Despite these pressures, the bank’s other income showed healthy growth, reaching ₹2,227 crore, helping offset some of the financing drag. Net profit rose to ₹453 crore in Q1, while total expenses surged to ₹23,571 crore in FY25.

Enjamuri noted that while the bank has shown consistent revenue growth and diversification through robust other income streams, profitability continues to be impacted by rising cost structures and persistent negative financing margins, which require close monitoring for sustainable bottom-line improvement.

On the technical side, she noted that the IDFC First Bank stock was consolidating above a critical support zone of ₹68.60–70.50 on its daily chart, which aligned with the 9-day and 70-day moving averages, suggesting short-term buying interest.

However, the RSI on the daily chart (40.62) indicated that the stock is still under slight bearish momentum, though not oversold. On the weekly chart, the trend remains structurally intact, with a rising long-term trendline, and the price has successfully rebounded from it. 

The moving averages (9, 70, 100) are converging near the ₹69–72 zone, acting as a support cluster. If ₹68.50 holds firm, the stock could move towards ₹75.50 and potentially ₹81.30 in the coming sessions, according to Enjamuri. However, failure to hold ₹68.50 could trigger a retest of ₹64 and even ₹62. 

Overall, she remains cautiously bullish, but confirmation of strength is needed with a close above ₹73.

Analyst Manish Kushwaha observed that its long-term ascending trendline was indicating a strong uptrend. The price has taken support on this trendline multiple times, suggesting that it has been well respected. 

However, the price broke below the ascending trendline, signaling potential weakness.
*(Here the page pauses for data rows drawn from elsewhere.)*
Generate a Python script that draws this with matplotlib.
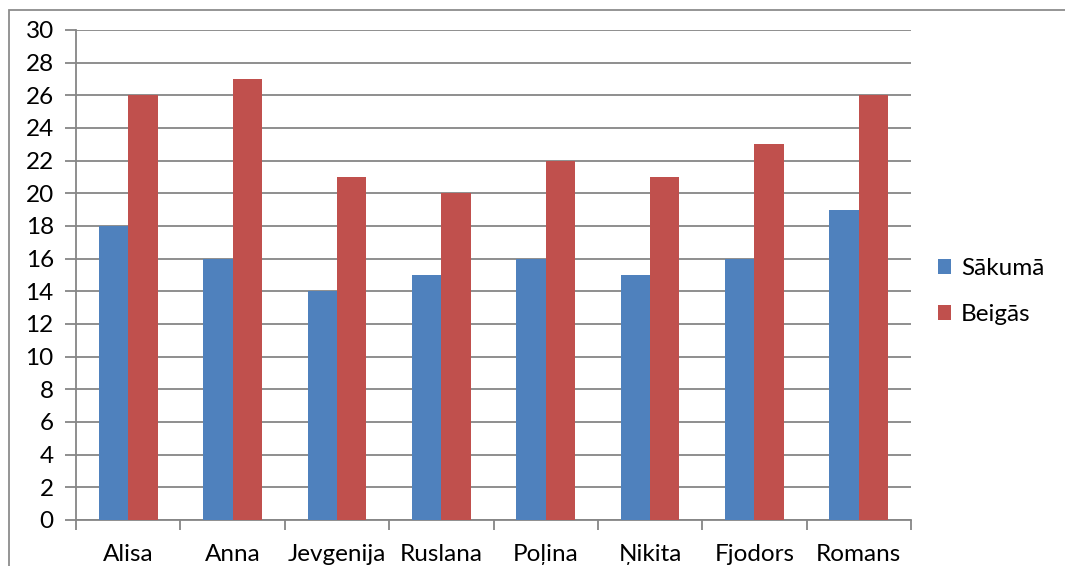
import matplotlib.pyplot as plt
import numpy as np
from matplotlib.patches import Rectangle

# data
names = ['Alisa', 'Anna', 'Jevgenija', 'Ruslana', 'Poļina', 'Ņikita', 'Fjodors', 'Romans']
sakuma = [18, 16, 14, 15, 16, 15, 16, 19]
beigas = [26, 27, 21, 20, 22, 21, 23, 26]
series_names = ['Sākumā', 'Beigās']

plt.rcParams['font.family'] = ['Lato', 'DejaVu Sans']

W, H = 1065, 566
fig = plt.figure(figsize=(W / 100, H / 100), dpi=100)
ax = fig.add_axes([76 / W, (H - 520) / H, (911 - 76) / W, (520 - 30) / H])

grid_col = '#868686'
fs = 17.5
x = np.arange(len(names))
bw = 0.282
ax.bar(x - bw / 2, sakuma, bw, color='#4F81BD', label=series_names[0], zorder=3)
ax.bar(x + bw / 2, beigas, bw, color='#C0504D', label=series_names[1], zorder=3)

ax.set_xlim(-0.5, len(names) - 0.5)
ax.set_ylim(0, 30)
ax.set_yticks(range(0, 31, 2))
ax.yaxis.grid(True, color=grid_col, linewidth=1.3, zorder=0)

# category ticks sit between the groups, labels at the centres
ax.set_xticks(np.arange(-0.5, len(names), 1.0))
ax.set_xticklabels([])
ax.set_xticks(x, minor=True)
ax.set_xticklabels(names, minor=True, fontsize=fs)
ax.tick_params(axis='x', which='minor', length=0, pad=17)
ax.tick_params(axis='x', which='major', length=7, width=1.3, color=grid_col)
ax.tick_params(axis='y', length=8, width=1.3, color=grid_col, labelsize=fs, pad=8)

for s in ['top', 'right']:
    ax.spines[s].set_visible(False)
for s in ['left', 'bottom']:
    ax.spines[s].set_color(grid_col)
    ax.spines[s].set_linewidth(1.3)

leg = fig.legend(loc='upper left', bbox_to_anchor=(916 / W, 1 - 236 / H),
                 frameon=False, fontsize=fs, handlelength=0.55, handleheight=0.55,
                 handletextpad=0.4, labelspacing=1.05)

# outer chart border (cut off on the right and bottom)
fig.patches.append(Rectangle((9 / W, -0.2), 1.2, 1.2 - 10 / H, transform=fig.transFigure,
                             fill=False, edgecolor='#8c8c8c', linewidth=1.3))

fig.savefig('out.png', dpi=100)
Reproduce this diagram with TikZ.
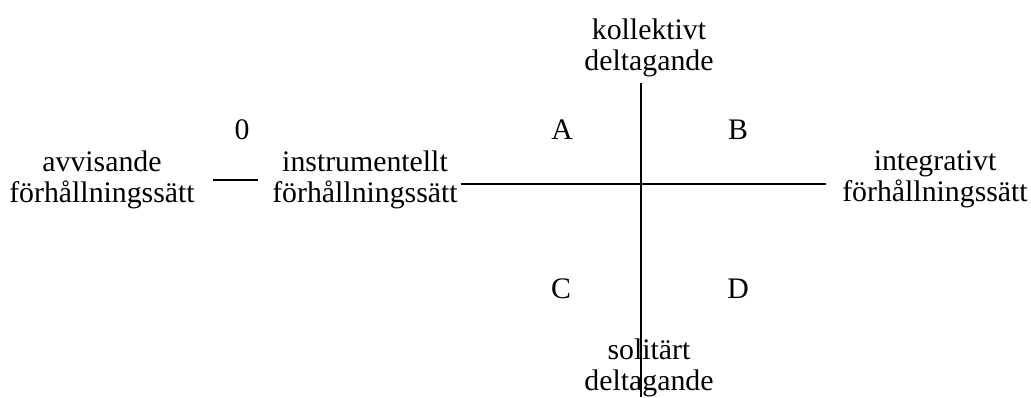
\documentclass[tikz,border=0pt]{standalone}
\usepackage{fontspec}
\setmainfont{Liberation Serif}
\usetikzlibrary{positioning}

\begin{document}
\begin{tikzpicture}[
            x=0.5pt, y=-0.5pt,
            lbl/.style={font=\fontsize{14.9}{15.5}\selectfont, align=center, inner sep=0pt},
            axis/.style={line width=.9pt, draw=black},
        ]
            \useasboundingbox (0,0) rectangle (1031,397);

            % the attitude labels along the horizontal axis
            \node[lbl] (avvis) at (102,180) {avvisande\\förhållningssätt};
            \node[lbl] (instr) at (365,180) {instrumentellt\\förhållningssätt};
            \node[lbl] (integ) at (935,179) {integrativt\\förhållningssätt};
            \node[lbl] (noll) at (242,130) {0};

            % participation labels on the vertical axis
            \node[lbl] (koll) at (649,48) {kollektivt\\deltagande};
            \node[lbl] (solit) at (649,368) {solitärt\\deltagande};

            % the four quadrants
            \node[lbl] (qa) at (562,130) {A};
            \node[lbl] (qb) at (738,130) {B};
            \node[lbl] (qc) at (561,289) {C};
            \node[lbl] (qd) at (738,289) {D};

            % axis end points
            \coordinate (nollv) at (213,180);
            \coordinate (nollh) at (258,180);
            \coordinate (west) at (461,184);
            \coordinate (east) at (826,184);
            \coordinate (north) at (641,83);
            \coordinate (south) at (641,397);

            \draw[axis] (nollv) -- (nollh);
            \draw[axis] (west) -- (east);
            \draw[axis] (north) -- (south);
        \end{tikzpicture}
\end{document}
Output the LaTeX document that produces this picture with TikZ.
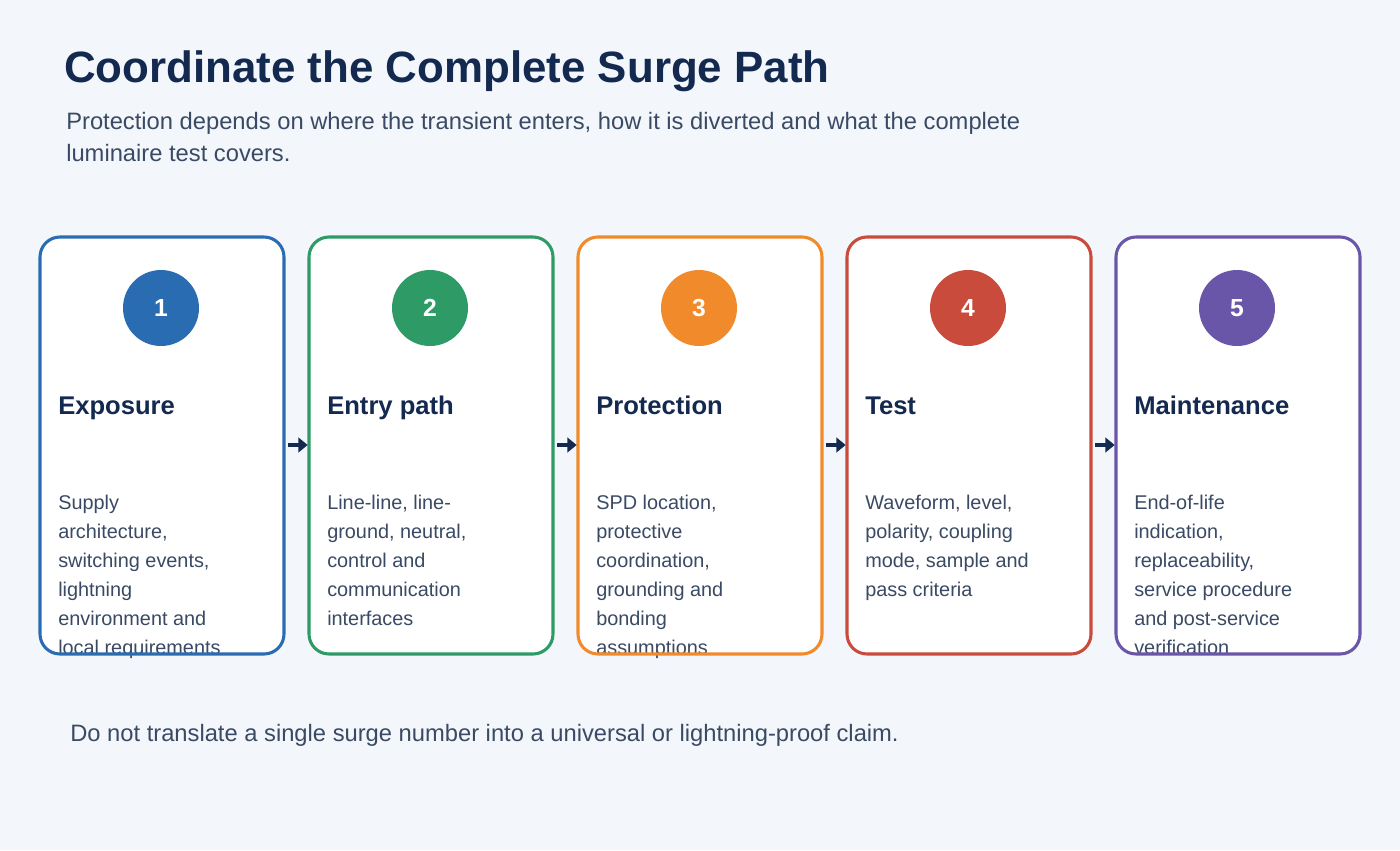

He identified a resistance zone near ₹74–75. With the rebound at ₹69.19, price action suggested that buyers are active at this support level. He added that volume spiked on the recent bearish candles, indicating strong selling pressure. However, the bounce near ₹69 occurred on moderate volume, suggesting that the reversal is not yet strong.

The RSI is at 42.83, which is below the neutral level of 50 and is heading toward the oversold zone at 30. It is not yet oversold, so there may still be room for downside, although it is approaching support levels, according to Kushwaha.

He shared two outlooks. If the price reclaims and closes above ₹72–73 with volume, the bias is bullish. On the other hand, the outlook will be bearish if the price breaks and closes below ₹69, especially with high volume. Additionally, if the RSI drops below 40 with increased selling, it would signal further downside toward ₹65 or even ₹60.

Data on Stocktwits shows that retail sentiment remains ‘bearish’ on this counter. 

IDFC First Bank sentiment and message volume on July 28 as of 2:00 pm IST. | source: Stocktwits

IDFC First Bank shares have risen 10% year-to-date (YTD).